● **Supplied material**
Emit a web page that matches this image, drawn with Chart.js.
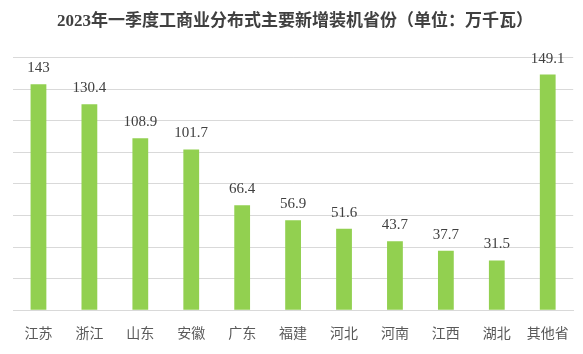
<!DOCTYPE html>
<html>
<head>
<meta charset="utf-8">
<script src="https://cdn.jsdelivr.net/npm/chart.js@4"></script>
<style>
    html, body { margin: 0; padding: 0; background: #fff; }
    #wrap { width: 583px; height: 354px; }
</style>
</head>
<body>
<div id="wrap"><canvas id="myChart"></canvas></div>
<script>
const provinces = ['江苏', '浙江', '山东', '安徽', '广东', '福建', '河北', '河南', '江西', '湖北', '其他省']
const capacity = [143, 130.4, 108.9, 101.7, 66.4, 56.9, 51.6, 43.7, 37.7, 31.5, 149.1]
const yMax = 160
const yStep = 20

// draws the value above every bar
const valueLabels = {
    id: 'valueLabels',
    afterDatasetsDraw(chart) {
        const ctx = chart.ctx
        const meta = chart.getDatasetMeta(0)
        ctx.save()
        ctx.font = '15px "Liberation Serif", "Times New Roman", serif'
        ctx.fillStyle = '#404040'
        ctx.textAlign = 'center'
        ctx.textBaseline = 'middle'
        meta.data.forEach((bar, i) => {
            ctx.fillText(String(capacity[i]), bar.x, bar.y - 16)
        })
        ctx.restore()
    }
}

const ctx = document.getElementById('myChart')

new Chart(ctx, {
    type: 'bar',
    data: {
        labels: provinces,
        datasets: [{
            data: capacity,
            backgroundColor: '#92D050',
            barPercentage: 0.31,
            categoryPercentage: 1
        }]
    },
    options: {
        responsive: true,
        maintainAspectRatio: false,
        animation: false,
        layout: {
            padding: { left: 13, right: 6, top: 0, bottom: -1 }
        },
        plugins: {
            legend: { display: false },
            tooltip: { enabled: false },
            title: {
                display: true,
                text: '2023年一季度工商业分布式主要新增装机省份（单位：万千瓦）',
                color: '#404040',
                font: { family: '"Liberation Serif", "Noto Sans CJK SC", sans-serif', size: 17, weight: 'bold' },
                padding: { top: 11, bottom: 26 }
            }
        },
        scales: {
            x: {
                grid: { display: false, drawTicks: false },
                border: { display: true, color: '#d9d9d9' },
                ticks: {
                    color: '#595959',
                    font: { family: '"Noto Sans CJK SC", sans-serif', size: 14 },
                    padding: 14
                }
            },
            y: {
                min: 0,
                max: yMax,
                grid: { color: '#d9d9d9', drawTicks: false },
                border: { display: false },
                ticks: { display: false, stepSize: yStep }
            }
        }
    },
    plugins: [valueLabels]
})
</script>
</body>
</html>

● **The request**
Omit the pictures, and quote the material above exactly as given.

● **Finished exercise**
Emit a web page that matches this image, drawn with Chart.js.
<!DOCTYPE html>
<html>
<head>
<meta charset="utf-8">
<script src="https://cdn.jsdelivr.net/npm/chart.js@4"></script>
<style>
    html, body { margin: 0; padding: 0; background: #fff; }
    #wrap { width: 583px; height: 354px; }
</style>
</head>
<body>
<div id="wrap"><canvas id="myChart"></canvas></div>
<script>
const provinces = ['江苏', '浙江', '山东', '安徽', '广东', '福建', '河北', '河南', '江西', '湖北', '其他省']
const capacity = [143, 130.4, 108.9, 101.7, 66.4, 56.9, 51.6, 43.7, 37.7, 31.5, 149.1]
const yMax = 160
const yStep = 20

// draws the value above every bar
const valueLabels = {
    id: 'valueLabels',
    afterDatasetsDraw(chart) {
        const ctx = chart.ctx
        const meta = chart.getDatasetMeta(0)
        ctx.save()
        ctx.font = '15px "Liberation Serif", "Times New Roman", serif'
        ctx.fillStyle = '#404040'
        ctx.textAlign = 'center'
        ctx.textBaseline = 'middle'
        meta.data.forEach((bar, i) => {
            ctx.fillText(String(capacity[i]), bar.x, bar.y - 16)
        })
        ctx.restore()
    }
}

const ctx = document.getElementById('myChart')

new Chart(ctx, {
    type: 'bar',
    data: {
        labels: provinces,
        datasets: [{
            data: capacity,
            backgroundColor: '#92D050',
            barPercentage: 0.31,
            categoryPercentage: 1
        }]
    },
    options: {
        responsive: true,
        maintainAspectRatio: false,
        animation: false,
        layout: {
            padding: { left: 13, right: 6, top: 0, bottom: -1 }
        },
        plugins: {
            legend: { display: false },
            tooltip: { enabled: false },
            title: {
                display: true,
                text: '2023年一季度工商业分布式主要新增装机省份（单位：万千瓦）',
                color: '#404040',
                font: { family: '"Liberation Serif", "Noto Sans CJK SC", sans-serif', size: 17, weight: 'bold' },
                padding: { top: 11, bottom: 26 }
            }
        },
        scales: {
            x: {
                grid: { display: false, drawTicks: false },
                border: { display: true, color: '#d9d9d9' },
                ticks: {
                    color: '#595959',
                    font: { family: '"Noto Sans CJK SC", sans-serif', size: 14 },
                    padding: 14
                }
            },
            y: {
                min: 0,
                max: yMax,
                grid: { color: '#d9d9d9', drawTicks: false },
                border: { display: false },
                ticks: { display: false, stepSize: yStep }
            }
        }
    },
    plugins: [valueLabels]
})
</script>
</body>
</html>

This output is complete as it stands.